Welcome to SPORTY GIRL BOOKS. At SPORTY GIRL, we want to give all girls the chance to love, watch, play, read, and write about any sport that interests them. We look forward to the day when the words, "You play like a girl," is the biggest compliment anyone can receive.

Tuesday, February 3, 2015

Sporty TV Review: Bella and the Bulldogs

There's a new show on Nickelodeon and it has this sporty book blogger very excited. It's called Bella and the Bulldogs. Here's a blurb about the show from Nickelodeon's publicity site:

Bella and the Bulldogs

A head cheerleaders life takes an unexpected twist when her rifle-like throwing arm takes her from the sidelines to becoming her middle school's starting quarterback in Nickelodeons newest live-action comedy series,Bella and the Bulldogs, premiering Saturday, Jan. 17, at 8 p.m. (ET/PT). In this new comedy Bella Dawson (played by newcomer Brec Bassinger), a confident, caring and talented teenager, suddenly finds herself fulfilling a lifelong dream but also having to navigate the world of her teammates Troy (Coy Stewart), Sawyer (Jackie Radinsky) and Newt (Buddy Handleson), without losing her two best friends, Pepper (Haley Tju) and Sophie (Lilimar) from the cheer squad. The show will air regularly on Saturdays on Nickelodeon.

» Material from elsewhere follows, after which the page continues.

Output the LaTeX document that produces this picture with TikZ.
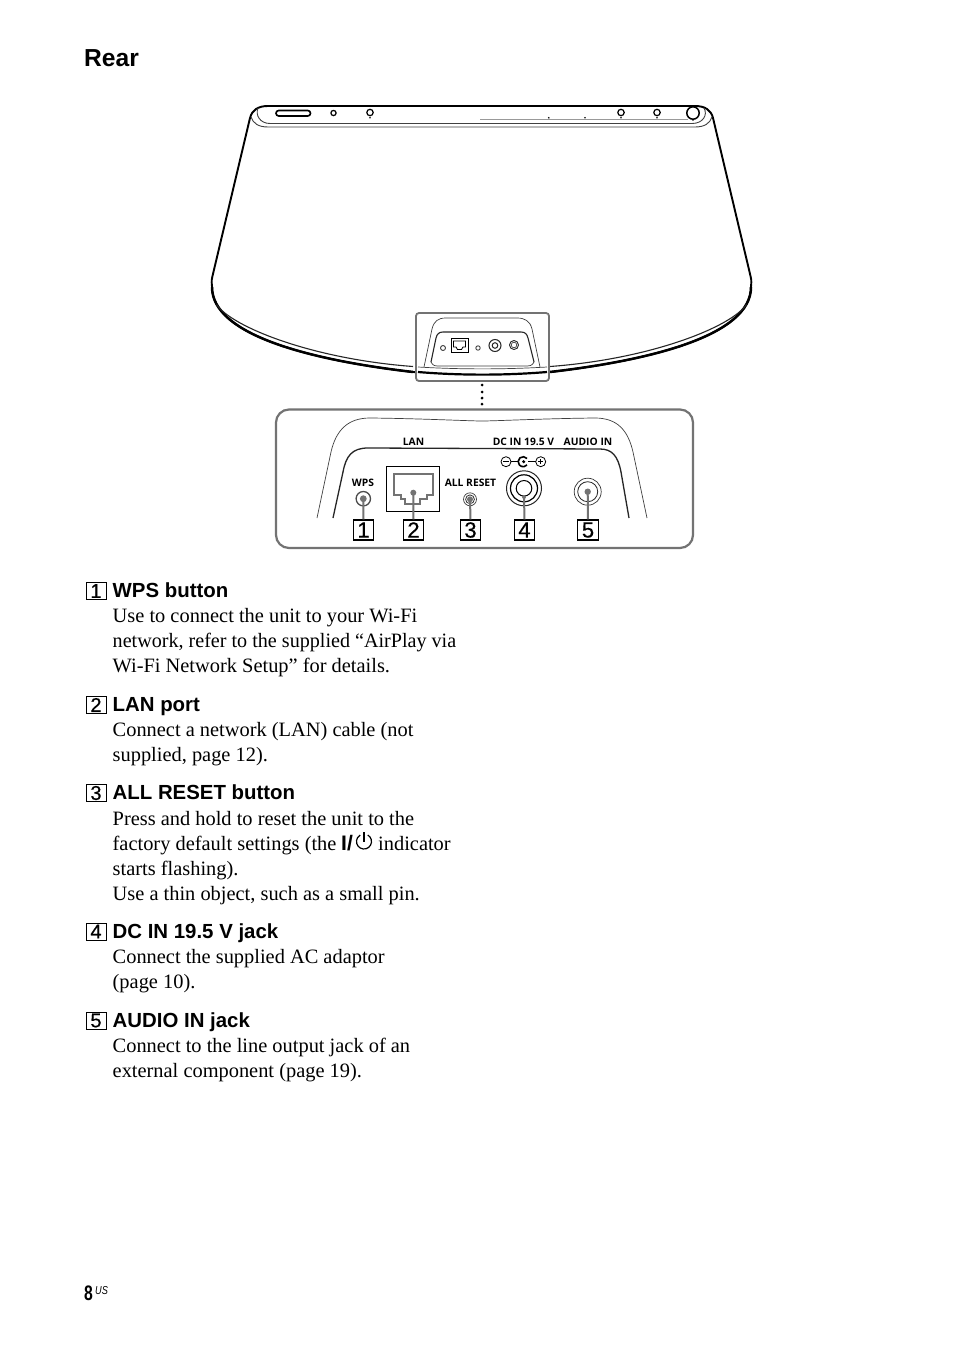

The show, appropriate for kids 6 and up, does a good job of sharing some of the challenges of being a girl in a boy's sport. While a real player probably faces issues more challenging than stinking on first date, and Bella's problems are solved with less effort than would be experienced in the real world, young girls and boys can still see the importance of working towards your dream and facing challenges, even if they are small. In the first three episodes Bella's teammates try to get her to quit, accuse her of betraying their trust, and force her to take part in their tradition of not showering.  

In the first episode  when Bella gets sad about a problem with her friends, her coach gives her a response similar to Tom Hanks' "There's no crying in baseball."  Coach says, "This is a locker room which means it's a no cry zone. Football players can't afford to get all emotional. We take our feelings and bury them deep inside. Then we burn them out so we can't ever find them. That's what a man does."

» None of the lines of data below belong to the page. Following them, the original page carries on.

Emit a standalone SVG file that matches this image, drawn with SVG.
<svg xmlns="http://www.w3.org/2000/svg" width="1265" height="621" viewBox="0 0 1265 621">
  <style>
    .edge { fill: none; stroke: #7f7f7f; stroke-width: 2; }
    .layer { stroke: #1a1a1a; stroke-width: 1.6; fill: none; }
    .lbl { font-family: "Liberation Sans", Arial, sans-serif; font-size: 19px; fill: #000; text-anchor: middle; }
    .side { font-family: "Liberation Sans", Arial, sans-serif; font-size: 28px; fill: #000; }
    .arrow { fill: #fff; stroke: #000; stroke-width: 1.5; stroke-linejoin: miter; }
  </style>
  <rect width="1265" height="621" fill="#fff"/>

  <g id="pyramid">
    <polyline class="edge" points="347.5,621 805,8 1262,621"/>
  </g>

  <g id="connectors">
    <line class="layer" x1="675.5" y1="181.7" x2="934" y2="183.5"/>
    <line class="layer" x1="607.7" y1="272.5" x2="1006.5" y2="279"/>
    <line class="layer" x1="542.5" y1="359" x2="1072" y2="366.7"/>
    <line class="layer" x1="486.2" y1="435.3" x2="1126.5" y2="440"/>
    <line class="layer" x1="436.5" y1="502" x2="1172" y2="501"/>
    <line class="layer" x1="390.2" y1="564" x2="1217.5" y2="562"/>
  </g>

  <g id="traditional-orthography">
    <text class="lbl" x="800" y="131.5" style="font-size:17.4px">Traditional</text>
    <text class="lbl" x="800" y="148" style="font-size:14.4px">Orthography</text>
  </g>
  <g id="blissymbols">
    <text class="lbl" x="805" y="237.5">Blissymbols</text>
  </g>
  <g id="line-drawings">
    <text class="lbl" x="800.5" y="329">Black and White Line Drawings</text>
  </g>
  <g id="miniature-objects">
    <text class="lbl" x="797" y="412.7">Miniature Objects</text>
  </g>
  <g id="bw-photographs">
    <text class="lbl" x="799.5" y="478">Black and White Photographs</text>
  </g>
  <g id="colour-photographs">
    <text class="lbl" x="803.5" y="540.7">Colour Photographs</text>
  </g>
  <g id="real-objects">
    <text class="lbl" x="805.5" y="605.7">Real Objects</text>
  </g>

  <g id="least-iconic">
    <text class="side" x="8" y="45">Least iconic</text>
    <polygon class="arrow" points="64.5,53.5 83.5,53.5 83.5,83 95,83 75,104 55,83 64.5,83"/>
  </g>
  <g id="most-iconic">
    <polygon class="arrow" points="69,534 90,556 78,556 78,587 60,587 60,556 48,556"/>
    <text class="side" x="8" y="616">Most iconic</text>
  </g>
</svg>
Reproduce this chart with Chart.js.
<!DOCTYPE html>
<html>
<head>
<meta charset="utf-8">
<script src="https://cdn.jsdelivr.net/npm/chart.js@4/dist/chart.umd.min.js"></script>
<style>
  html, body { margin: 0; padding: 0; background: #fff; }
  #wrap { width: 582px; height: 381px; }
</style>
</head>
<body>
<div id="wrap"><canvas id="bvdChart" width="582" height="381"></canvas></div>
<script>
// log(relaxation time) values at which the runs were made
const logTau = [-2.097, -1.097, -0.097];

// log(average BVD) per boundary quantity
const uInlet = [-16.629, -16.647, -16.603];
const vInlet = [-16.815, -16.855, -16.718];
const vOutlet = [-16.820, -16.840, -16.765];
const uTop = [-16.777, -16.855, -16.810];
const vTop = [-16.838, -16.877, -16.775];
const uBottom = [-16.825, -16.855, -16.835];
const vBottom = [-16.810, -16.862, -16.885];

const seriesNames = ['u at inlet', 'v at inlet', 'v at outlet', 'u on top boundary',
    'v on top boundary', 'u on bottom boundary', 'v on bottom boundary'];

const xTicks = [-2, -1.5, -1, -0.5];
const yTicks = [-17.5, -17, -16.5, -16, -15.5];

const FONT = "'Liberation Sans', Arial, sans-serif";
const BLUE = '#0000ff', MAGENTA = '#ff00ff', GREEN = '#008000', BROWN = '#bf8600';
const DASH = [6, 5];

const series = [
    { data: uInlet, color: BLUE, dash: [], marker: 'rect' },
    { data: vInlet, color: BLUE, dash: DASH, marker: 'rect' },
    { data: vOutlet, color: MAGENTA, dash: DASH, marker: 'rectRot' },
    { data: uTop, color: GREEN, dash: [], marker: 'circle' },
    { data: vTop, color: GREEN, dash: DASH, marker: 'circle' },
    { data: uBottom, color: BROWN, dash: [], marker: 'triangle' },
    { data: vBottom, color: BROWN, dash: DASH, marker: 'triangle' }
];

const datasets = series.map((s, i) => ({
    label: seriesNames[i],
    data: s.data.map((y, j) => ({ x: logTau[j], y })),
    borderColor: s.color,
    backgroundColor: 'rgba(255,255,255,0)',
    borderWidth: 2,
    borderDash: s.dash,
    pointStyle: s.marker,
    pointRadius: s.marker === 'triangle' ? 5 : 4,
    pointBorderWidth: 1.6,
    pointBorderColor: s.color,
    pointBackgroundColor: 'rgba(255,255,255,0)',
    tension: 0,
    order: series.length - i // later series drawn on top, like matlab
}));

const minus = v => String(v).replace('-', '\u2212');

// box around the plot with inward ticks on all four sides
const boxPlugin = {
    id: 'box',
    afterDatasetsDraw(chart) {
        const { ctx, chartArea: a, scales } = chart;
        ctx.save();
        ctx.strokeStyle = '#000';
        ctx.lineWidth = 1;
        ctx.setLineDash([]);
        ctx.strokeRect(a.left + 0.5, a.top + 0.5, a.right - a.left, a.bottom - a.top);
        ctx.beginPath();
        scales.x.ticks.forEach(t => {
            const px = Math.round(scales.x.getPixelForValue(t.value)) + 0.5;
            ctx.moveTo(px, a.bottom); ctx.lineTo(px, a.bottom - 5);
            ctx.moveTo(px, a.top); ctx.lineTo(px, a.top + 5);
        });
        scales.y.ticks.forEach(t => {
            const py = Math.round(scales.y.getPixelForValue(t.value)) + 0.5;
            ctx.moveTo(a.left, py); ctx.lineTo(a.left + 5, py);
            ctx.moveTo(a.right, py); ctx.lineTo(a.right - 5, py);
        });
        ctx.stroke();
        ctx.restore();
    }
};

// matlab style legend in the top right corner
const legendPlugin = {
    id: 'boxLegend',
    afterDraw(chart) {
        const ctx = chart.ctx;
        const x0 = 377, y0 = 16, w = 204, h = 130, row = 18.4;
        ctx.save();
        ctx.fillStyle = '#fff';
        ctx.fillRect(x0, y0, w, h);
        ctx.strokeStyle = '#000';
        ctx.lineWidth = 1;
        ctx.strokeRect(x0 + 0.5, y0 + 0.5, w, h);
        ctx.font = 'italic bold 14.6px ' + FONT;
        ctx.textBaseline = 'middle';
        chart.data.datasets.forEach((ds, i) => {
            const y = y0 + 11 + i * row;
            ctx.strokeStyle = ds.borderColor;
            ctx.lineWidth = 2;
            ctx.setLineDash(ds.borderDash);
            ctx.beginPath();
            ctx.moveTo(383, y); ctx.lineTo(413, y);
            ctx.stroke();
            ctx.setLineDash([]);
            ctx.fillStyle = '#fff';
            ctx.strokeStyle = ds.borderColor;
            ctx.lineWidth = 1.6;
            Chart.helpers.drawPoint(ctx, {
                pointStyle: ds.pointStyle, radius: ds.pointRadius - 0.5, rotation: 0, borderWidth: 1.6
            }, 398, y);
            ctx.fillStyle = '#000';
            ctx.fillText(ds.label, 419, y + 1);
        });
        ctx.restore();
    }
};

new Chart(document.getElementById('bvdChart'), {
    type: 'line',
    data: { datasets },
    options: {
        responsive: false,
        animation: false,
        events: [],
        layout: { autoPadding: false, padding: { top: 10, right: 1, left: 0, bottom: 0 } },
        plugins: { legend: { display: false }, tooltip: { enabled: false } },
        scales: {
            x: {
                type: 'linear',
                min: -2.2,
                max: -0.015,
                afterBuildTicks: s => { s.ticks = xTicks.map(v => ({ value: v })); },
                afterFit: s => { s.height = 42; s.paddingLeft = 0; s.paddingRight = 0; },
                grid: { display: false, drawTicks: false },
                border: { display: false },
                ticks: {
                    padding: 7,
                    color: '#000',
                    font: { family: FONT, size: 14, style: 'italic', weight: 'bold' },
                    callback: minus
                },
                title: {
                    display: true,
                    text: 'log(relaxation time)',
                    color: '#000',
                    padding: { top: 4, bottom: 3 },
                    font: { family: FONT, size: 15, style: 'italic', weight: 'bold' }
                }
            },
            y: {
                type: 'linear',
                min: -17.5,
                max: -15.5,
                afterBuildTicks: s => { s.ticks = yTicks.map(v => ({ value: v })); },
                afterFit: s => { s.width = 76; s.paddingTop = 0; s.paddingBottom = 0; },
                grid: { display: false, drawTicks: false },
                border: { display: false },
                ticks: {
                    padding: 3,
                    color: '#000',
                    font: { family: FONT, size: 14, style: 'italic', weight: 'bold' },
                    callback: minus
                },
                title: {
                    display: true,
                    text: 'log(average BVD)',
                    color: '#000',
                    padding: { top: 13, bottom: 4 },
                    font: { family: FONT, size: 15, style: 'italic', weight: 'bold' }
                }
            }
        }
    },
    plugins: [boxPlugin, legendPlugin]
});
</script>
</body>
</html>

But unlike in A League of Their Own, where the baseball player has no response, Bella says, "Well I'm not a man, I'm a girl. And when I feel things I can't pretend that I don't." 

Coach kicks her off the team, but this moment reminds Bella's friends that they were blocking her from living her dream.

Bella's friend tells the boys, "She earned her spot and she deserves to play, but you weren't man enough to let her."

With the support of her mother, her friends, and finally, her new team, Bella leads her team to a victorious game and hopefully a brilliant series. I look forward to watching more episodes of Bella and the Bulldogs. You should check it out too.

1 comment:

  1. It's so great to see that mainstream TV is embracing the roll of a girl in a traditionally male sport. As we challenge the term "like a girl" I want us to also challenge the phrases "like a man" "man up" "that's what a man does" etc. These phrases continue to keep men trapped in historically gendered places in employment, relationships, emotions, and conflict resolution. Let's try to approach things as humans with all the humanity we can muster.